Members of ACPA convened in Cleveland, Tuesday through Saturday, February 21-25, 1939, for their sixteenth annual conference, in conjunction with ACGPA prior to the annual NASA meetings. Hotel Cleveland was ACPA's headquarters hotel. One hundred forty-four people registered. Tuesday evening after the ACPA Executive Council meeting, some of the members attended the ACGPA business session for official representatives of member groups. The next day, the ACGPA opening session of the morning was followed by the joint luncheon and a series of afternoon joint sectional meetings. Brum-baugh spoke on "Coordination of Personnel Factors in a University" at one of these sectional meetings. The ACGPA coffee hour was held Friday afternoon and a joint general session was held that evening with the theme Our Common Cause.
The ACPA conference program which consisted of general sessions, including four or five speakers each who discussed topics on the personal development and adjustment of students, began Thursday morning and concluded Saturday morning. At the annual ACPA dinner meeting Thursday night, February 23, Brumbaugh read a paper titled "Student Personnel Work in the Light of Trends in College." A Business session chaired by Brumbaugh was held prior to the annual dinner, and a short business session chaired by Vice-President Helen Voorhees took place Friday afternoon. At the first Business session, Brumbaugh reported that 12 committees were active during the past year, including the first Membership Committee. The ACPA membership list totaled 212 for 1938-39.
A.J. Brumbaugh was president of the American Council of Guidance and Personnel Associations during 1939-40. Vice President of ACE during 1944-50, he then accepted the presidency of Shimer College (Mount Carroll, Illinois) until 1954. In 1955 he joined the Southern Regional Education Board in Atlanta. As a representative of the Board, he advised higher education institutions, state Boards of Regents, and other agencies on problems in higher education. He retired from his regular staff appointment on the Board on July 1, 1968 and continued as a consultant on special assignment until 1970 when he and his wife moved to Florida.

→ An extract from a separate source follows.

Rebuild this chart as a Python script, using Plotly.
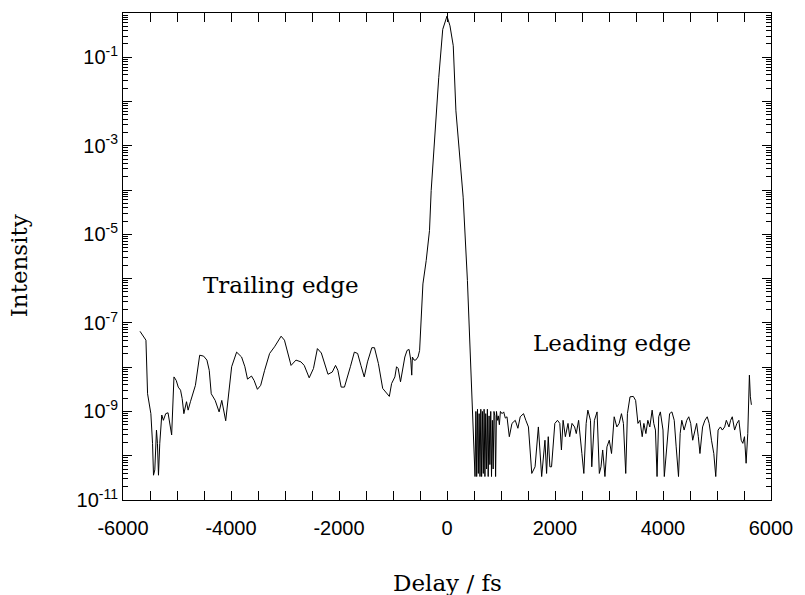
import plotly.graph_objects as go

# Autocorrelation trace: delay (fs) and log10 of normalised intensity.
# Trailing-edge pedestal (negative delays)
trail_delay = [-5685, -5606, -5575, -5545, -5484, -5453, -5435, -5411, -5380, -5362,
               -5343, -5319, -5282, -5252, -5209, -5166, -5136, -5099, -5056, -5014,
               -4977, -4934, -4904, -4873, -4824, -4794, -4751, -4659, -4580, -4507,
               -4446, -4403, -4366, -4293, -4220, -4171, -4098, -4049, -3988, -3896,
               -3804, -3743, -3694, -3621, -3572, -3511, -3450, -3377, -3285, -3194,
               -3072, -3010, -2949, -2888, -2797, -2705, -2644, -2552, -2473, -2400,
               -2327, -2266, -2204, -2125, -2064, -2021, -1960, -1899, -1838, -1789,
               -1716, -1655, -1594, -1533, -1472, -1392, -1343, -1270, -1191, -1117,
               -1068, -1026, -965, -934, -904, -861, -812, -781, -739, -702,
               -671, -653, -641, -610, -580, -537, -507]
trail_log = [-7.19, -7.32, -7.39, -8.60, -9.05, -9.72, -10.44, -10.32, -9.42, -9.72,
             -10.44, -9.72, -9.08, -9.20, -9.05, -9.03, -9.31, -9.53, -8.22, -8.30,
             -8.45, -8.52, -8.71, -9.05, -8.78, -8.97, -8.78, -8.41, -7.73, -7.75,
             -7.84, -8.07, -8.60, -8.75, -9.01, -8.75, -9.21, -8.67, -7.99, -7.66,
             -7.77, -7.99, -8.27, -8.20, -8.30, -8.50, -8.41, -8.07, -7.69, -7.54,
             -7.30, -7.39, -7.69, -7.96, -7.84, -7.88, -7.96, -8.24, -8.03, -7.58,
             -7.68, -7.92, -8.16, -8.11, -7.96, -8.07, -8.45, -8.45, -8.22, -7.99,
             -7.66, -7.69, -7.96, -8.22, -7.88, -7.56, -7.56, -7.92, -8.48, -8.58,
             -8.66, -8.37, -8.22, -7.99, -8.03, -8.33, -8.03, -7.77, -7.62, -7.60,
             -7.84, -8.18, -7.77, -7.84, -7.84, -7.77, -7.62]

# Main pulse
peak_delay = [-476, -446, -385, -324, -293, -153, -79, 0, 55, 116, 165, 299, 378]
peak_log = [-6.72, -6.12, -5.59, -4.91, -4.01, -1.46, -0.37, -0.07, -0.29, -0.74,
            -2.21, -4.16, -6.04]

# Leading-edge background (positive delays)
lead_delay = [470, 490, 519, 535, 550, 565, 580, 595, 611, 626,
              641, 656, 672, 687, 702, 717, 733, 748, 763, 779,
              794, 810, 824, 840, 855, 870, 886, 900, 916, 935,
              950, 970, 989, 1020, 1050, 1080, 1111, 1154, 1203, 1264,
              1313, 1356, 1417, 1460, 1508, 1570, 1631, 1692, 1722, 1753,
              1814, 1844, 1875, 1905, 1936, 1997, 2046, 2089, 2119, 2150,
              2192, 2241, 2272, 2315, 2363, 2394, 2437, 2473, 2498, 2534,
              2577, 2608, 2657, 2681, 2730, 2779, 2821, 2852, 2883, 2925,
              2962, 3005, 3047, 3096, 3145, 3188, 3231, 3267, 3310, 3341,
              3389, 3450, 3493, 3536, 3573, 3615, 3646, 3683, 3719, 3756,
              3799, 3829, 3860, 3890, 3921, 3951, 4000, 4024, 4073, 4122,
              4165, 4208, 4244, 4287, 4318, 4348, 4391, 4440, 4477, 4513,
              4550, 4593, 4623, 4654, 4684, 4733, 4776, 4819, 4855, 4898,
              4941, 4977, 5020, 5063, 5099, 5142, 5173, 5222, 5252, 5283,
              5326, 5368, 5405, 5448, 5478, 5509, 5539, 5570, 5600, 5618,
              5637]
lead_log = [-8.90, -9.20, -10.47, -9.00, -10.47, -8.95, -10.40, -9.05, -10.47, -8.95,
            -10.47, -9.00, -10.40, -8.95, -10.47, -9.05, -10.30, -8.95, -10.47, -9.10,
            -10.20, -9.00, -10.47, -9.20, -10.30, -9.00, -9.10, -10.47, -9.00, -9.20,
            -9.10, -9.30, -9.00, -9.05, -9.01, -9.15, -9.12, -9.57, -9.27, -9.20,
            -9.38, -9.12, -9.05, -9.20, -9.35, -10.40, -10.25, -9.35, -9.95, -10.47,
            -9.65, -10.40, -9.57, -10.25, -10.25, -9.27, -9.20, -9.27, -9.87, -9.20,
            -9.57, -9.27, -9.57, -9.27, -9.35, -9.50, -9.20, -9.57, -9.95, -10.40,
            -9.27, -8.97, -9.20, -10.25, -9.20, -9.01, -10.40, -10.25, -9.87, -10.47,
            -9.80, -9.65, -9.95, -9.12, -9.35, -9.27, -9.05, -9.27, -10.40, -9.05,
            -8.67, -8.66, -8.75, -9.27, -9.20, -9.57, -9.27, -9.50, -9.20, -9.35,
            -8.97, -9.27, -9.42, -10.47, -9.12, -9.01, -9.42, -10.47, -9.65, -9.05,
            -9.01, -9.20, -9.80, -10.47, -9.50, -9.20, -9.42, -9.20, -9.12, -9.27,
            -9.65, -9.42, -9.27, -9.57, -9.95, -9.35, -9.20, -9.12, -9.27, -9.65,
            -9.95, -10.47, -9.42, -9.35, -9.42, -9.35, -9.20, -9.35, -9.20, -9.12,
            -9.42, -9.27, -9.20, -9.65, -9.72, -9.57, -10.17, -9.50, -8.18, -8.67,
            -8.85]

delay = trail_delay + peak_delay + lead_delay
intensity = [10 ** v for v in trail_log + peak_log + lead_log]

# Axis ticks
x_tickvals = [-6000, -4000, -2000, 0, 2000, 4000, 6000]
x_ticktext = ["-6000", "-4000", "-2000", "0", "2000", "4000", "6000"]
labelled_exp = [-11, -9, -7, -5, -3, -1]
plain_exp = [-10, -8, -6, -4, -2, 0]
y_tickvals = [10.0 ** e for e in labelled_exp]
y_ticktext = [f"10<sup>{e}</sup>" for e in labelled_exp]
y_plainvals = [10.0 ** e for e in plain_exp]

fig = go.Figure()
fig.add_trace(go.Scatter(x=delay, y=intensity, mode="lines",
                         line=dict(color="black", width=1), showlegend=False,
                         hoverinfo="skip"))

tick_font = dict(family="Liberation Sans, Arial, sans-serif", size=20, color="black")
serif = "DejaVu Serif, Century Schoolbook, serif"
title_font = dict(family=serif, size=23, color="black")

fig.update_layout(
    width=805, height=595, margin=dict(l=123, r=27, t=12, b=95),
    paper_bgcolor="white", plot_bgcolor="white",
    xaxis=dict(range=[-6000, 6000], tickvals=x_tickvals, ticktext=x_ticktext,
               ticks="inside", ticklen=9, tickwidth=1, tickcolor="black",
               ticklabelstandoff=10,
               minor=dict(dtick=500, ticks="inside", ticklen=5, tickcolor="black"),
               showline=True, linecolor="black", linewidth=1, mirror="allticks",
               showgrid=False, zeroline=False, tickfont=tick_font),
    yaxis=dict(type="log", range=[-11, 0], tickvals=y_tickvals, ticktext=y_ticktext,
               ticks="inside", ticklen=9, tickwidth=1, tickcolor="black",
               minor=dict(dtick="D1", ticks="inside", ticklen=5, tickcolor="black"),
               showline=True, linecolor="black", linewidth=1, mirror="allticks",
               showgrid=False, zeroline=False, tickfont=tick_font),
    # unlabelled decade ticks sit on an overlaid copy of the log axis
    yaxis2=dict(type="log", range=[-11, 0], overlaying="y", side="left", anchor="x",
                tickvals=y_plainvals, showticklabels=False,
                ticks="inside", ticklen=9, tickwidth=1, tickcolor="black",
                showline=True, linecolor="black", linewidth=1, mirror="allticks",
                showgrid=False, zeroline=False),
)
fig.add_trace(go.Scatter(x=[None], y=[None], yaxis="y2", mode="lines",
                         showlegend=False, hoverinfo="skip"))

fig.add_annotation(x=-3080, y=-6.15, xref="x", yref="y", text="Trailing edge",
                   showarrow=False, font=title_font)
fig.add_annotation(x=3064, y=-7.46, xref="x", yref="y", text="Leading edge",
                   showarrow=False, font=title_font)
fig.add_annotation(x=0.5, y=0, xref="paper", yref="paper", yanchor="middle",
                   yshift=-83, text="Delay / fs", showarrow=False, font=title_font)
fig.add_annotation(x=0, y=0.48, xref="paper", yref="paper", xanchor="center",
                   xshift=-104, text="Intensity", textangle=-90, showarrow=False,
                   font=title_font)

fig.write_html("out.html")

On July 8, 1977, A.J. Brumbaugh wrote an article for Presidential Reporting (1978). An excerpt from that piece is quoted:
Fifty years ago I chose student personnel services as an area of specialization. Were I called upon to make a choice today I doubt that it would be the same field. Not that I regard student personnel services to be less important than fifty years ago but because so many apparently insoluble issues have arisen.... What counsel can a student personnel officer give students who are "shacking up?" What authoritative criterion can one cite to youth who are involved in drug experimentation or addiction? What action, if any, should be taken regarding lesbians or homosexuals on the campus? Are there enough middle-of-the-road students to counteract the rebels and experimentalists? These are the kinds of questions that arise from the reports of social change. They are the kinds of questions to which a retired dean of students finds no satisfactory answer. Yet, these new conditions cannot be ignored. So, more power to the personnel officers who are currently involved in finding new criteria appropriate to current issues.
A.J. Brumbaugh died early in 1983, soon after his 93rd birthday. He was survived by his wife, son, daughter, and grandchildren. A memorial resolution in his honor appeared in the May 1984 issue of ACPA Developments.